While earlier sources mentioned Arthur's round table, Malory transformed it from a piece of furniture into a sacred institution. His Round Table became the ultimate symbol of equality among warriors—no head, no hierarchy, just brotherhood in arms.

"Then the king stablished all the knights and gave them that were of lands not rich, he gave them lands, and charged them never to do outrageousity nor murder, and always to flee treason."

This wasn't mere furniture—it was Malory's vision of justice. Writing from prison, perhaps he dreamed of a world where honor mattered more than birth, where redemption was possible for even the most fallen.

2. The Psychology of Sin and Redemption

Malory's treatment of Lancelot reveals a profound understanding of moral complexity. In earlier French romances, Lancelot's affair with Guinevere was celebrated as courtly love; Malory transformed it into a tragedy of competing loyalties.

Key Insight: Malory's Lancelot doesn't celebrate adultery—he suffers for it. The greatest knight is also the most tormented, torn between love and duty.

3. The Grail as Ultimate Impossibility

In Malory's hands, the quest for the Holy Grail becomes the central tragedy of the Round Table. Only three knights achieve it: Galahad (the pure), Percival (the innocent), and Bors (the survivor). Lancelot, despite being the greatest knight, is excluded by his sin.

This isn't mere religious allegory—it's Malory's meditation on the impossibility of perfection. The Grail quest destroys the Round Table because it demands a purity that real knights, like real men, cannot achieve. Perhaps Malory knew this intimately.

4. Women as Agents of Destiny

While often criticized for its treatment of women, Malory's work actually grants them extraordinary power over fate. Guinevere's choices drive the central conflict. Morgan le Fay orchestrates Arthur's downfall. The Lady of the Lake controls Excalibur's destiny.

In Malory's vision, women aren't passive prizes to be won—they're the architects of consequence, the forces that test men's souls and determine their fates.

5. The Death of an Ideal

The genius of Le Morte d'Arthur lies in its title—it's not "The Life of Arthur" but "The Death of Arthur." From the first page, we know we're reading an elegy. The Round Table is doomed, Camelot will fall, and the age of chivalry will end.

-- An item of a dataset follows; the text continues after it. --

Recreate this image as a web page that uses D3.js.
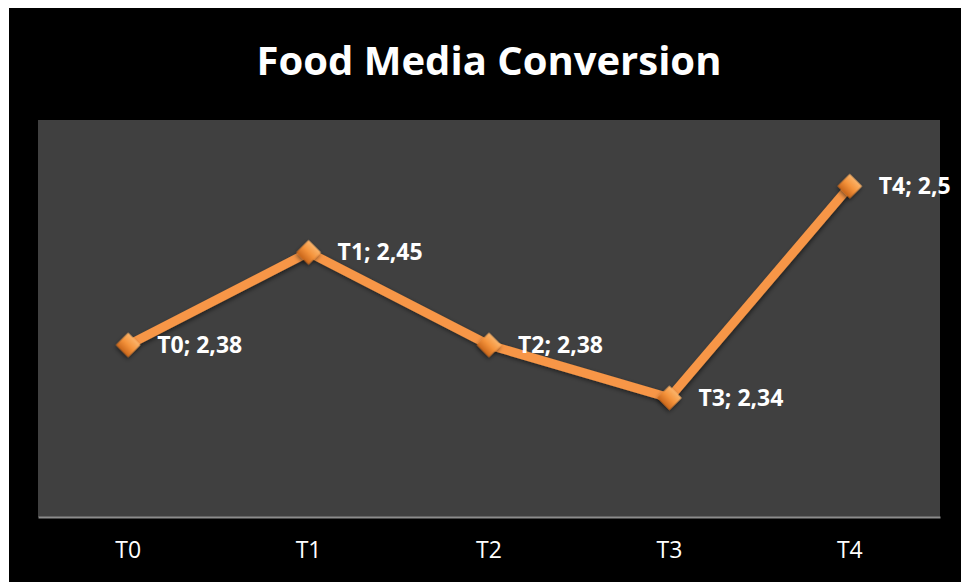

The Ultimate Tragedy: Malory doesn't preserve Arthurian legend—he buries it. His compilation reads like a funeral oration for ideals he believed were already dead.

The Prisoner's Final Gift

Thomas Malory died in Newgate Prison in 1471, likely never seeing his work in print. William Caxton published it fourteen years later, and it has never been out of print since. The fallen knight's vision of perfect chivalry outlived the age that rejected him.

Perhaps that's the true magic of Camelot—not that it existed, but that we still need it to exist, preserved forever in the words of a man who knew its loss too well.